RE: No text, but a visual code - Antonio García Jiménez - 19-03-2021

I agree with you RobGea that the opinion of specialists would be very useful, but this is slippery ground where it takes a lot of courage. I am an amateur and certainly not afraid of making a fool of myself.
  
It is revealing that Panofsky thought this of the VM: That it is probably the surviving one of two volumes: the plant and star half of the work which doubtless included also beasts and stones.

In other words, the fundamental thing for him and that it did not vary was the astronomical-astrological part because the stars influenced plants, animals and stones.
 


RE: No text, but a visual code - Antonio García Jiménez - 26-03-2021

I think that the gliph that looks like the letter o is the symbol of the star within the system of symbols that is the script. Why do I believe this, something that seems so absurd?

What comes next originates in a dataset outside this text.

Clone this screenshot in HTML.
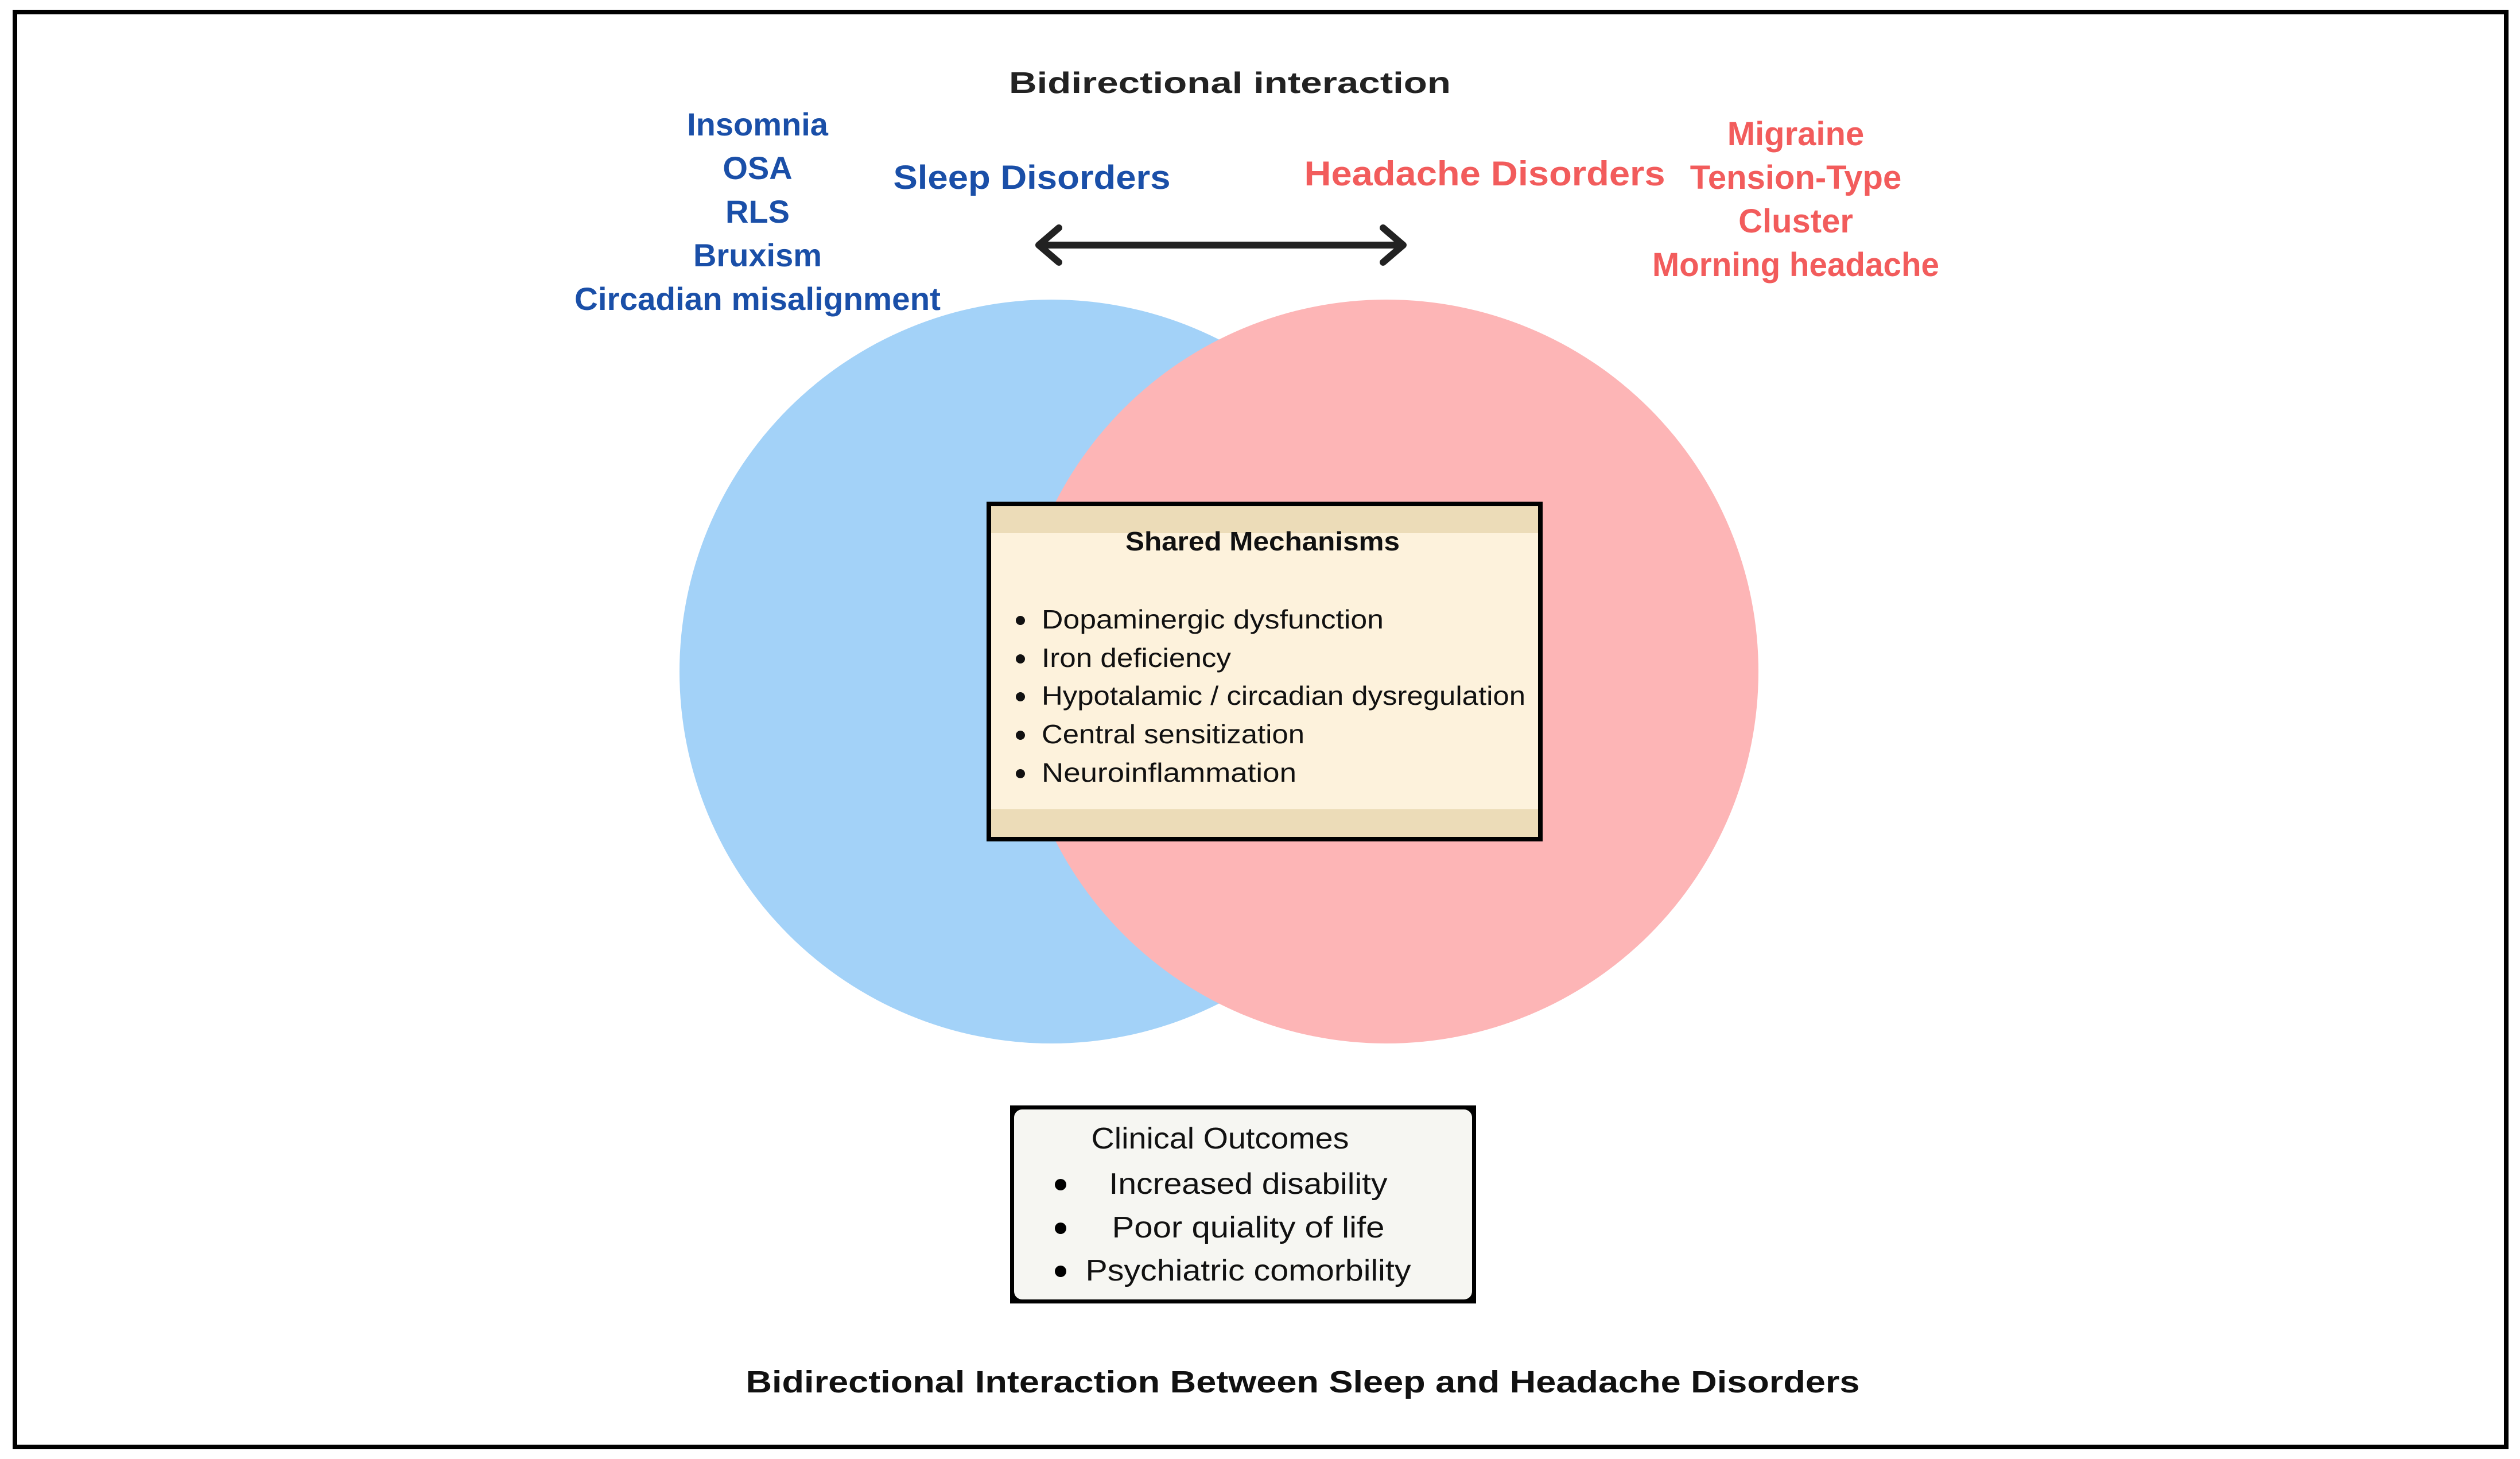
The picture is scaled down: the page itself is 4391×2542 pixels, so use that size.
<!DOCTYPE html>
<html><head><meta charset="utf-8"><style>html,body{margin:0;padding:0;background:#fff}svg{display:block}</style></head>
<body>
<svg width="4391" height="2542" viewBox="0 0 4391 2542" xmlns="http://www.w3.org/2000/svg" font-family="Liberation Sans, sans-serif">
<rect x="0" y="0" width="4391" height="2542" fill="#fff"/>
<rect x="26" y="21" width="4341" height="2500" fill="none" stroke="#000" stroke-width="8"/>
<circle cx="1832" cy="1170" r="648" fill="#a3d2f8"/>
<circle cx="2416" cy="1170" r="648" fill="#fdb5b6"/>
<!-- titles -->
<text x="2143" y="162" font-size="52" font-weight="bold" fill="#222" text-anchor="middle" textLength="770" lengthAdjust="spacingAndGlyphs">Bidirectional interaction</text>
<text x="1798" y="329" font-size="58" font-weight="bold" fill="#1a4fa8" text-anchor="middle" textLength="483" lengthAdjust="spacingAndGlyphs">Sleep Disorders</text>
<text x="2587" y="323" font-size="60" font-weight="bold" fill="#f25c5c" text-anchor="middle" textLength="629" lengthAdjust="spacingAndGlyphs">Headache Disorders</text>
<g font-size="56" font-weight="bold" fill="#1a4fa8" text-anchor="middle">
<text x="1320" y="236">Insomnia</text>
<text x="1320" y="312">OSA</text>
<text x="1320" y="388">RLS</text>
<text x="1320" y="464">Bruxism</text>
<text x="1320" y="540" textLength="638" lengthAdjust="spacingAndGlyphs">Circadian misalignment</text>
</g>
<g font-size="58" font-weight="bold" fill="#f25c5c" text-anchor="middle">
<text x="3129" y="253">Migraine</text>
<text x="3129" y="329">Tension-Type</text>
<text x="3129" y="405">Cluster</text>
<text x="3129" y="481" textLength="500" lengthAdjust="spacingAndGlyphs">Morning headache</text>
</g>
<!-- arrow -->
<g stroke="#222" stroke-width="12" fill="none" stroke-linecap="round" stroke-linejoin="round">
<line x1="1815" y1="427" x2="2440" y2="427"/>
<polyline points="1845,397 1810,427 1845,457"/>
<polyline points="2410,397 2445,427 2410,457"/>
</g>
<!-- shared mechanisms -->
<rect x="1723" y="878" width="961" height="584" fill="#fdf2dc"/>
<rect x="1723" y="878" width="961" height="51" fill="#ecdcb8"/>
<rect x="1723" y="1410" width="961" height="52" fill="#ecdcb8"/>
<rect x="1723" y="878" width="961" height="584" fill="none" stroke="#000" stroke-width="8"/>
<text x="2200" y="959" font-size="46" font-weight="bold" fill="#111" text-anchor="middle" textLength="478" lengthAdjust="spacingAndGlyphs">Shared Mechanisms</text>
<g font-size="46" fill="#111">
<circle cx="1778" cy="1081" r="8"/><text x="1815" y="1095" textLength="596" lengthAdjust="spacingAndGlyphs">Dopaminergic dysfunction</text>
<circle cx="1778" cy="1148" r="8"/><text x="1815" y="1162" textLength="330" lengthAdjust="spacingAndGlyphs">Iron deficiency</text>
<circle cx="1778" cy="1214" r="8"/><text x="1815" y="1228" textLength="843" lengthAdjust="spacingAndGlyphs">Hypotalamic / circadian dysregulation</text>
<circle cx="1778" cy="1281" r="8"/><text x="1815" y="1295" textLength="458" lengthAdjust="spacingAndGlyphs">Central sensitization</text>
<circle cx="1778" cy="1348" r="8"/><text x="1815" y="1362" textLength="444" lengthAdjust="spacingAndGlyphs">Neuroinflammation</text>
</g>
<!-- clinical outcomes -->
<rect x="1760" y="1926" width="812" height="345" fill="#000"/>
<rect x="1767" y="1933" width="798" height="331" rx="14" fill="#f6f6f2"/>
<g font-size="52" fill="#111" text-anchor="middle">
<text x="2126" y="2001" textLength="449" lengthAdjust="spacingAndGlyphs">Clinical Outcomes</text>
<text x="2175" y="2080" textLength="485" lengthAdjust="spacingAndGlyphs">Increased disability</text>
<text x="2175" y="2156" textLength="475" lengthAdjust="spacingAndGlyphs">Poor quiality of life</text>
<text x="2175" y="2231" textLength="567" lengthAdjust="spacingAndGlyphs">Psychiatric comorbility</text>
</g>
<g fill="#000">
<circle cx="1848" cy="2064" r="10"/>
<circle cx="1848" cy="2140" r="10"/>
<circle cx="1848" cy="2215" r="10"/>
</g>
<text x="2270" y="2426" font-size="54" font-weight="bold" fill="#111" text-anchor="middle" textLength="1941" lengthAdjust="spacingAndGlyphs">Bidirectional Interaction Between Sleep and Headache Disorders</text>
</svg>
</body></html>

First, because I see that little circle in the middle of the stars drawn in the VM, many times colored. Second, because I have an integrated idea of the VM and its iconographic meaning. Everything has the same message: the stars come down to Earth to make the herbs grow.

Therefore, the so-called text that accompanies all images, including plants, is nothing more than sets of astronomical symbols. The glyph o is logically the most common as well as others that is the same symbol with tails, a way to differentiate stars.

It is for this reason that we have the feeling that there are filler words. Or as Helmut Winkler has said: a word can be written where there is enough room.
  
Actually, the script looks like a game to place astronomical symbols with some rules but with a lot of elasticity


RE: No text, but a visual code - Antonio García Jiménez - 01-04-2021

Now that it is spring and you spend more time outdoors, I recommend looking at the sky. To understand some pages of the VM it is not necessary to study hundreds of medieval manuscripts. You just have to look at the stars. They twinkle, they blink, they fire something at us. Planets don't do that. The importance that from ancient times has been given to the stars comes from this singular property.

Well, what we see in the Rosette folio is precisely that, the blinking of the stars. From one circle to another, from one sphere to another, from the tubes comes out what the stars throw and the draftsman has tried to reproduce


RE: No text, but a visual code - -JKP- - 03-04-2021

Venus doesn't twinkle?

Twinkling is atmospheric disturbance. When plants "rise" (as Venus does), they appear to twinkle too. Maybe not as much at a different angle, but sometimes it's hard to tell planets and stars apart (except for size).


RE: No text, but a visual code - Antonio García Jiménez - 05-04-2021

I doubt that in the Middle Ages it was known that twinkling is atmospheric disturbance. Putting that modern concept on a medieval man is an anachronism.
  Yes, in very certain circumstances Venus can also twinkle, but claiming that reminds me of the Spanish saying looking for the three feet to the cat, which has no English translation. It is something like to split hairs.

Now seriously, I am quite convinced that the Rosette folio is a representation of the Ptolemaic universe, with the spheres and the stars emitting their virtues on the Earth. It is an iconographic reading that is coherent with the whole book, which forms a unit.

If someone has a better unified theory and defends it with solid arguments, I might change my mind. I am a librarian at the Nacional Libray of Spain, where bibliographic treasures are kept. I believe that the Voynich is a great treasure of human culture and trying to understand it is the only thing that matters.